Intervention de Philippe Gomes

Séance en hémicycle du 16 mai 2013 à 15h00
Suppression du mot "race" de la législation — Discussion générale

Photo issue du site de l'Assemblée nationale ou de WikipediaPhilippe Gomes :

Madame la présidente, madame la garde des Sceaux, monsieur le rapporteur, mes chers collègues, de part et d'autre de cet hémicycle, l'absolue conviction que l'espèce humaine est une et que le concept de « race » n'a aucun fondement scientifique ou biologique nous réunit aujourd'hui.

La seconde conviction qui nous rassemble, c'est que la lutte contre le racisme, et plus largement la lutte contre toute forme de discrimination est intrinsèquement partie du projet républicain, c'est-à-dire de l'exigence humaniste héritée des Lumières, de cette aspiration à l'universel qui postule que chacun contribue à l'aventure et à l'émancipation humaines ; cette lutte profite à tous, passe par chacun, quel qu'il soit et d'où qu'il vienne.

Alors, mes chers collègues, le bon chemin de réflexion est-il de supprimer un mot ou de penser un projet ? Croyez-vous que la disparition légale du mot emportera avec elle la peste brune du racisme ?

Et cette peste, pour rappeler à nos souvenirs l'oeuvre magnifique d'Albert Camus, n'a pas été éradiquée. Elle gagne du terrain, à la faveur des difficultés, des inquiétudes, des obstacles à l'espoir et aux aspirations, qui font craindre la différence et l'altérité, qui font naître la peur de l'inconnu et qui accueillent les appels aux communautarismes et à la haine ordinaire. Reporter sur les autres la peur et l'incertitude que l'on porte en soi est sans doute le pire des fléaux. Encore à bas bruit, mais déjà bien visible, il gagne dans notre pays mais aussi à nos frontières, dans ces pays amis qui sont le berceau de notre civilisation.

La Commission consultative nationale des droits de l'homme a d'ailleurs récemment pointé une « inquiétante montée de l'intolérance », dans « une société française plus perméable aux phénomènes de racisme, une société segmentée, [...] en proie à une importante crise identitaire ».

Alors, bien sûr, la lutte contre le racisme doit concentrer tous nos efforts.

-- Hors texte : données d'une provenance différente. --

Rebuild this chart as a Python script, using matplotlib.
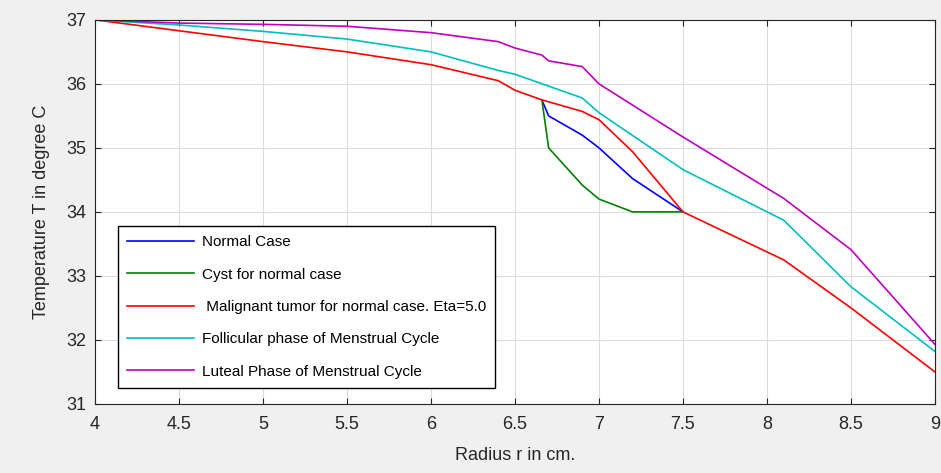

C'est une lutte difficile, qui renvoie à bien des facteurs personnels et collectifs. « S'aimer », écrivait Jean Anouilh, « c'est lutter constamment contre des milliers de forces cachées qui viennent de vous ou du monde ».

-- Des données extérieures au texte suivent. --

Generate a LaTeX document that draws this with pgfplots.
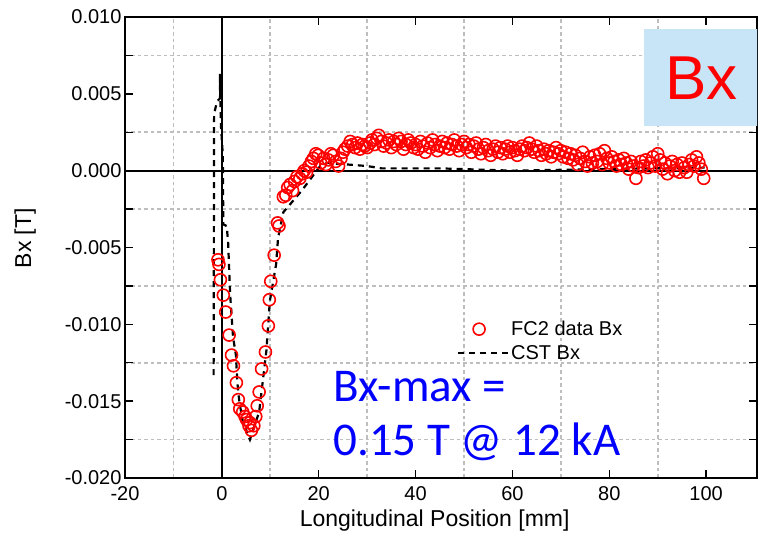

Voilà pourquoi la discussion que vous nous proposez aujourd'hui est révélatrice, nécessaire, mais aussi discutable.

S'il fallait traiter de ce mal républicain, alors un débat était nécessaire, qui aurait mobilisé l'ensemble des forces républicaines, toutes les aspirations qui parcourent, avec leurs nuances, les travées de cet hémicycle. Et, bien au-delà de notre cénacle, parfois tellement confiné qu'il se perd dans ses propres mots et fait des mots des mondes, il aurait fallu ouvrir le champ à une réflexion plus vaste, plus profonde, plus partagée, faisant ainsi la belle démonstration de l'unité de la République et de la puissance de ses valeurs.

Cette discussion aurait pu être simplement celle de la lutte contre toutes les formes de discrimination, car le racisme a muté et su prendre d'autres apparences. On aurait pu évoquer les discriminations en raison du sexe, des convictions politiques ou religieuses, d'une appartenance syndicale, du handicap, de l'état de santé, de l'âge, de l'orientation sexuelle ou bien encore du lieu de résidence.

Autant d'injustices, autant d'intolérances et de rejets des différences, autant de tensions inacceptables pour les Républicains que nous sommes et qui ne sont pas uniquement liées à l'appartenance à une prétendue « race ».

Ces discriminations créent à coup sûr l'exclusion, elles entretiennent le ressentiment de beaucoup de nos concitoyens. Elles minent la cohésion sociale, le pacte républicain et vont à l'encontre des valeurs fondamentales et fondatrices de notre communauté de destin.

Le débat qui nous réunit aujourd'hui me donne l'impression de viser un arbre, quand il s'agit d'identifier une forêt tout entière, assombrie de tant de préjugés. C'est une discussion sémantique, lexicale, qui ne dit que peu de chose d'une démarche générale qui ferait sens.

Vous l'aurez compris, sur le plan philosophique, le groupe UDI soutient pleinement les objectifs et les intentions de ce texte. En revanche, techniquement, il lui semble beaucoup plus contestable. Le terme de « race » comme catégorie juridique est bien sûr à bannir, mais certains s'inquiètent – de manière excessive, espérons-le – des conséquences juridiques que la suppression de ce terme pourrait soulever.